For many locals and visitors, the neo-classical Konzerthaus hall is Berlin’s most attractive venue for top-flight classical music. Here, right at the heart of the stunning Gendarmenmarkt square, you can enjoy an unforgettable classical concert experience.
The Konzerthausorchester – from Mozart to espresso
The Konzerthaus is home to the Konzerthausorchester, a symphony orchestra under principal conductor Iván Fischer. The repertoire covers a spectrum from major symphonic works to chamber music, from early music to contemporary classical music. In addition, every season has its own special theme, such as Mozart in May, or the France Festival when everyone working in the concert hall wears a red beret.

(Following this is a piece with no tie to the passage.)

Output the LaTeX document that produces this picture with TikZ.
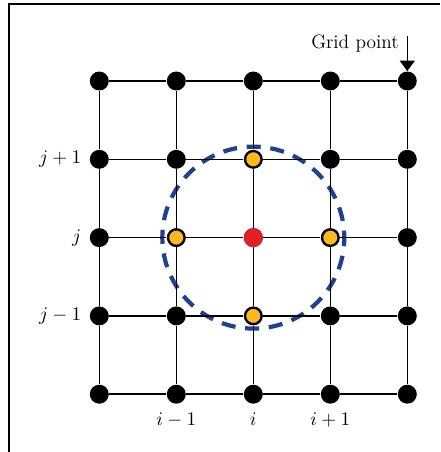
\documentclass[tikz,border=0pt]{standalone}
\usetikzlibrary{positioning,arrows.meta}
\definecolor{ringblue}{RGB}{31,64,153}
\definecolor{nbyellow}{RGB}{252,186,24}
\definecolor{ctred}{RGB}{232,30,37}
\tikzset{
  dot/.style={circle,fill=black,inner sep=0pt,minimum size=10.8pt},
  nbr/.style={circle,draw=black,line width=1.1pt,fill=nbyellow,inner sep=0pt,minimum size=9.2pt},
  centre/.style={circle,fill=ctred,inner sep=0pt,minimum size=10.8pt},
  gridline/.style={line width=0.85pt},
  idx/.style={inner sep=0pt},
  ring/.style={draw=ringblue,line width=2.4pt,dash pattern=on 8pt off 5.52pt,dash phase=4pt}
}
\begin{document}
\begin{tikzpicture}
		[x=0.02cm, y=-0.02cm, font=\fontsize{11}{13}\selectfont]
		\useasboundingbox (0,0) rectangle (440,452);
		\draw[line width=1.1pt] (9,452) -- (9,4) -- (440,4);
		% stencil ring, drawn first so the points lie on top
		\coordinate (ctr) at (253.3,237.6);
		\draw[ring] (ctr) circle (1.82cm);
		% grid points
		\foreach \i in {0,...,4}
			\foreach \j in {0,...,4}
				\node[dot] (n\i\j) at ({99.3+77*\i},{81+78.3*\j}) {};
		\node[centre] (c) at (n22) {};
		\node[nbr] (w) at (n12) {};
		\node[nbr] (e) at (n32) {};
		\node[nbr] (nn) at (n21) {};
		\node[nbr] (s) at (n23) {};
		% grid lines
		\foreach \i in {0,...,4}
			\foreach \a/\b in {0/1,1/2,2/3,3/4} {
				\draw[gridline] (n\i\a) -- (n\i\b);
				\draw[gridline] (n\a\i) -- (n\b\i);
			}
		\node[idx, left=4.5pt of n01] (j1) {$j+1$};
		\node[idx, left=4.5pt of n02] (j0) {$j$};
		\node[idx, left=4.5pt of n03] (jm) {$j-1$};
		\node[idx, below=5pt of n14] (im) {$i-1$};
		\node[idx, below=5pt of n24] (i0) {$i$};
		\node[idx, below=5pt of n34] (i1) {$i+1$};
		\coordinate (gpa) at (407.3,36);
		\node[idx, anchor=east] (gp) at (399,44) {Grid point};
		\draw[gridline, -{Triangle[width=8.5pt,length=6pt]}] (gpa) -- (n40);
	\end{tikzpicture}
\end{document}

In the Mittendrin series, you can even have a seat directly among the orchestra, and experience the music and musicians as you never have before! And every day between 11 am and 6 pm, visitors can take a free peek at the main auditorium from the entrance at the top of the main stairs.
A shot of classical music after lunch. At the Espresso Concerts every Wednesday, musicians from the Konzerthausorchester and up-and-coming young talents play 45 minutes of top-flight classical music – and the tickets include a free pre-concert espresso!
Today’s Konzerthaus concert hall was originally a theatre built by Friedrich the Great in the eighteenth century. In the early nineteenth century, a new, more decorative theatre was constructed on the site to plans by Carl Gotthard Langhans, who also designed the Brandenburg Gate. But Langhans’ new theatre only stood for fifteen years before it was destroyed in a fire. In 1821, Karl Friedrich Schinkel, probably Berlin’s best known architect, was commissioned to construct a new theatre.
The Konzerthaus has hosted many outstanding events down the years. In 1789, for example, Wolfgang Amadeus Mozart visited the first theatre on this site for a performance of his opera Die Entführung aus dem Serail. Later, Schinkel not only designed the new theatre, but also the stage set for E.T.A. Hoffmann’s opera Undine. In Schinkel’s theatre, Paganini and Franz Liszt also gave guest performances, and Richard Wagner conducted his opera The Flying Dutchman.
In the nineteenth century, when the building here was still largely used as a theatre, corner seat number 23 in the stalls was the favourite place of renowned journalist and author Theodor Fontane. From there, he watched the plays – and penned some quite scathing reviews. In the Second World War, the theatre was razed to the ground by fire during a bombing raid. The building was reopened in 1984, now as the Konzerthaus concert hall. Since then, it has been a venue for performances by major conductors and orchestras. After the Berlin Wall fell, this was where Leonard Bernstein conducted an international orchestra and chorus in Beethoven’s Ninth with the text of the famous ode An die Freude (Ode to Joy) changed to An die Freiheit (Ode to Freedom).
Externally, the Konzerthaus is a detailed reconstruction of the neo-classical design by Karl Friedrich Schinkel. In contrast, the interior is new, but inspired by the neo-classical style. The main auditorium, with its white and gold decorative elements, is very impressive. The most striking feature is the organ, with 74 organ stops and a total of 5,811 organ pipes. The Konzerthaus also houses the Apollo Hall for smaller concerts, a music club and the modern Werner-Otto Hall.
Information for school classes
School classes can register to visit an orchestra rehearsal. In these visits, which are free of charge, pupils can gain an insight into the work of a symphony orchestra. Before and after the rehearsal, they can also talk to the musicians in the orchestra. Senior classes are also allowed to visit dress rehearsals. To prepare for visiting the rehearsals, the class teachers are either sent articles from the concert programme 14 days before the visit, or a Konzerthaus volunteer comes to speak to the classes. Registrations at firstname.lastname@example.org
Parking at the Konzerthaus
At the underground garage at the corner of Taubenstraße and Jägerstraße, Konzerthaus guests can park for the special low rate of just € 5.50 for six hours. To qualify for this rate, guests must have their parking ticket stamped at the service desk in the foyer.